Researchers say they’re hopeful the therapy will work. In Texas, Houston Methodist Hospital is also heavily involved in this research. In a small clinical trial, 10 patients suffering severe symptoms of the virus have received convalescent plasma and are now being monitored.
Help for caregivers
AARP has introduced a new set of resources for people who are taking care of older people, who are most vulnerable to the coronavirus. AARP says an estimated 40 million family caregivers are already helping loved ones with care in the U.S. It expects the virus to increase the number of family caregivers who are providing short-term or long-term care to an older or aging loved one.
The resource website provides access to important information, articles, and tips for caregiving during the Coronavirus pandemic.

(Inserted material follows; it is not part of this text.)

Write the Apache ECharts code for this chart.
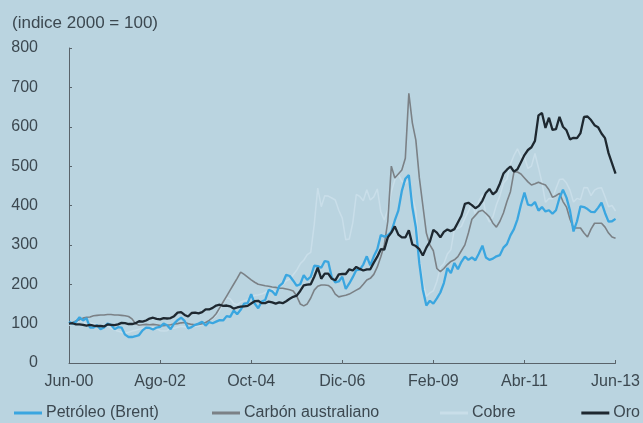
<!DOCTYPE html>
<html>
<head>
<meta charset="utf-8">
<script src="https://cdn.jsdelivr.net/npm/echarts@6/dist/echarts.min.js"></script>
<style>
html,body{margin:0;padding:0;background:#bad4e0;}
#c{width:643px;height:423px;}
</style>
</head>
<body>
<div id="c"></div>
<script>
// Monthly categories Jun-00 .. Jun-13
const monthNames = ['Ene','Feb','Mar','Abr','May','Jun','Jul','Ago','Sep','Oct','Nov','Dic'];
const categories = [];
for (let y = 2000; y <= 2013; y++) {
  for (let m = 0; m < 12; m++) {
    if (y === 2000 && m < 5) continue;
    if (y === 2013 && m > 5) continue;
    categories.push(monthNames[m] + '-' + String(y % 100).padStart(2, '0'));
  }
}
const tickLabels = ['Jun-00','Ago-02','Oct-04','Dic-06','Feb-09','Abr-11','Jun-13'];
const yTicks = [0,100,200,300,400,500,600,700,800];

const petroleo = [
  105,100,105,116,108,114,90,
  90,96,86,90,100,97,86,91,90,72,66,66,
  68,71,83,90,89,85,90,92,100,96,86,100,
  109,115,107,88,91,97,100,105,95,104,101,105,
  109,108,119,117,133,124,135,151,152,175,151,139,
  156,160,186,182,172,195,203,224,221,209,196,200,
  223,211,219,247,246,242,259,257,218,205,207,219,
  188,202,218,236,237,250,271,248,271,289,325,321,
  324,333,362,387,437,468,477,396,344,253,186,146,
  158,151,164,179,203,241,228,254,238,257,270,262,
  268,261,278,298,268,262,265,271,274,293,302,324,
  340,365,402,433,402,400,409,387,396,385,388,379,
  388,419,440,420,387,334,360,398,396,391,384,383,
  394,407,381,359,360,366
];
const carbon = [
  100,103,107,110,114,116,117,
  120,121,122,122,123,123,122,122,121,120,118,112,
  100,96,97,98,97,98,97,95,95,96,97,99,
  100,102,103,100,98,97,98,100,103,108,115,125,
  140,155,170,185,200,215,231,225,218,211,205,200,
  198,196,195,193,192,190,190,188,186,183,170,150,
  145,150,165,185,195,198,198,197,190,175,168,170,
  172,175,180,185,190,200,211,215,225,244,270,300,
  360,500,470,480,490,520,685,610,566,470,400,330,
  300,285,240,232,240,250,258,262,270,285,300,330,
  365,375,385,388,380,371,355,345,360,381,410,435,
  485,485,480,470,460,452,455,459,455,452,440,421,
  425,431,410,396,365,343,343,343,330,320,340,355,
  355,355,345,330,320,317
];
const cobre = [
  96,99,103,108,105,99,102,
  100,98,96,92,95,88,84,81,78,76,78,81,
  83,86,88,88,88,91,88,82,81,82,88,88,
  91,93,92,88,91,93,94,97,99,106,113,121,
  134,152,166,163,151,148,155,158,160,166,172,173,
  175,179,186,187,179,194,199,209,213,224,236,252,
  261,275,281,352,444,397,425,424,419,414,388,368,
  313,315,356,428,423,412,440,414,422,442,384,363,
  389,435,465,479,462,456,464,421,386,272,205,169,
  178,183,207,243,252,277,288,340,342,347,368,385,
  407,378,412,427,377,358,371,402,425,457,467,505,
  527,544,524,523,494,500,532,496,458,408,418,417,
  443,466,467,457,439,409,418,415,446,445,425,439,
  444,445,422,397,400,386
];
const oro = [
  100,101,98,98,97,95,97,
  95,94,94,93,98,97,96,98,102,101,99,99,
  101,106,105,108,113,115,112,111,114,113,114,119,
  128,129,122,118,127,128,126,129,136,136,140,146,
  148,145,146,144,138,141,143,144,145,151,157,158,
  152,152,156,154,151,154,152,157,163,168,171,183,
  197,199,200,219,242,214,227,227,214,210,225,226,
  226,238,235,244,239,235,238,238,255,270,289,288,
  319,331,347,326,319,319,337,301,297,289,273,293,
  308,338,331,319,333,339,335,340,357,374,404,407,
  401,393,399,412,432,442,428,436,456,481,491,499,
  486,492,510,528,541,548,564,629,635,597,623,592,
  594,625,600,591,568,572,571,584,625,626,617,604,
  599,583,571,533,507,481
];

const seriesNames = ['Petróleo (Brent)','Carbón australiano','Cobre','Oro'];
const colors = ['#3aa6e0','#7b8186','#c9dee9','#1e2830'];
const textColor = '#3c4850';
const font = 'Liberation Sans, Arial, sans-serif';

const chart = echarts.init(document.getElementById('c'));
function mkSeries(name, data, color, width, z) {
  return {name, type:'line', data, showSymbol:false, symbol:'none', z,
    lineStyle:{color, width}, itemStyle:{color}};
}
const legendPlace = [{left:14},{left:212},{left:440},{right:3}];
chart.setOption({
  backgroundColor:'#bad4e0',
  animation:false,
  title:{text:'(indice 2000 = 100)', left:7, top:10,
    textStyle:{fontSize:17, fontWeight:'normal', color:textColor, fontFamily:font}},
  grid:{left:69, right:24, top:48, bottom:60},
  legend: seriesNames.map((n,i)=>Object.assign({
    data:[n], bottom:2, padding:0, icon:'rect', itemWidth:28, itemHeight:3, itemGap:8,
    textStyle:{fontSize:16, color:textColor, fontFamily:font, padding:[0,0,0,-1]}
  }, legendPlace[i])),
  xAxis:{type:'category', data:categories, boundaryGap:false,
    axisLine:{lineStyle:{color:'#59636a', width:1}},
    axisTick:{inside:true, length:3, interval:(i)=>tickLabels.includes(categories[i]), lineStyle:{color:'#59636a'}},
    axisLabel:{interval:(i)=>tickLabels.includes(categories[i]), color:textColor, fontSize:16, fontFamily:font, margin:11},
    splitLine:{show:false}},
  yAxis:{type:'value', min:yTicks[0], max:yTicks[yTicks.length-1], interval:100,
    axisLine:{show:true, lineStyle:{color:'#59636a'}},
    axisTick:{show:true, inside:true, length:3, lineStyle:{color:'#59636a'}},
    axisLabel:{color:textColor, fontSize:16, fontFamily:font, margin:31},
    splitLine:{show:false}},
  series:[
    mkSeries(seriesNames[2], cobre, colors[2], 1.5, 1),
    mkSeries(seriesNames[1], carbon, colors[1], 1.6, 2),
    mkSeries(seriesNames[0], petroleo, colors[0], 2.3, 3),
    mkSeries(seriesNames[3], oro, colors[3], 2.3, 4)
  ]
});
</script>
</body>
</html>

The website is updated daily with news and information geared to older adults and those who care for them.
"Caregiving is challenging in the best of times – even more so as we grapple with the Coronavirus pandemic. Through our website and toolkits, the goal of our Coronavirus caregiving efforts is to continue to arm family caregivers with the tools and support they need in order to support their loved ones," said Robert Stephen, vice president of Caregiving and Health at AARP. "We want to recognize the tremendous sacrifices that caregivers make every day to care for their loved ones."
Flu cases plummet
With all the intense focus on the coronavirus pandemic, the flu season is getting overlooked. But the Centers for Disease Control and Prevention (CDC) says this year’s flu season is a nasty one, with the number of hospitalizations increasing over last year.
But fortunately, there are fewer overall cases of the flu. The CDC credits the social distancing measures put in place to fight the coronavirus.
"Recent changes in healthcare-seeking behavior, including increasing use of telemedicine and recommendations to limit emergency department (ED) visits to severe illness, as well as increasing levels of social distancing, are affecting the number of persons with ILI and their reasons for seeking care in outpatient and ED settings," the agency said in a statement.
A product for these times
Miakoma is a U.S. company turning out a product that’s desperately needed in these times. The company makes the Aspen Air PRF, which can extend the life of standard N95 masks up to six times longer by using a replaceable filter technology.
The base of the mask is made with a washable thermoplastic elastomer frame that creates a tight seal. It uses N95 filtration materials, with the ability to cut up to six individual filters from one N95 mask; this extends the life of the mask substantially. A tight seal forces all air through the filter.
Hospitals, especially in coronavirus hot spots, have struggled to obtain enough protective gear for frontline health workers. Company executives say their product makes that limited supply stretch farther.
Around the nation
Illinois: Residents of Illinois receiving Supplemental Nutrition Assistance Program (SNAP) benefits will begin getting maximum benefits starting tomorrow. The additional funds are intended to help Illinoisans obtain food and support for their families during the COVID-19 pandemic. The maximum SNAP benefit amounts will be implemented for April and May.
Minnesota: State officials are hopeful that the mitigation procedures they put in place are beginning to flatten the curve of coronavirus cases. Current models show deaths are not increasing at an exponential rate. Highway data shows that bus and car traffic are at a near standstill, suggesting residents are staying home.
North Carolina: Researchers at the University of North Carolina have helped develop an antiviral drug that will be tested on humans as a potential treatment for the coronavirus. The drug, EIDD-2801, is a pill intended to prevent or reduce severe lung damage in COVID-19 patients. However, clinical trials are still nearly a year away.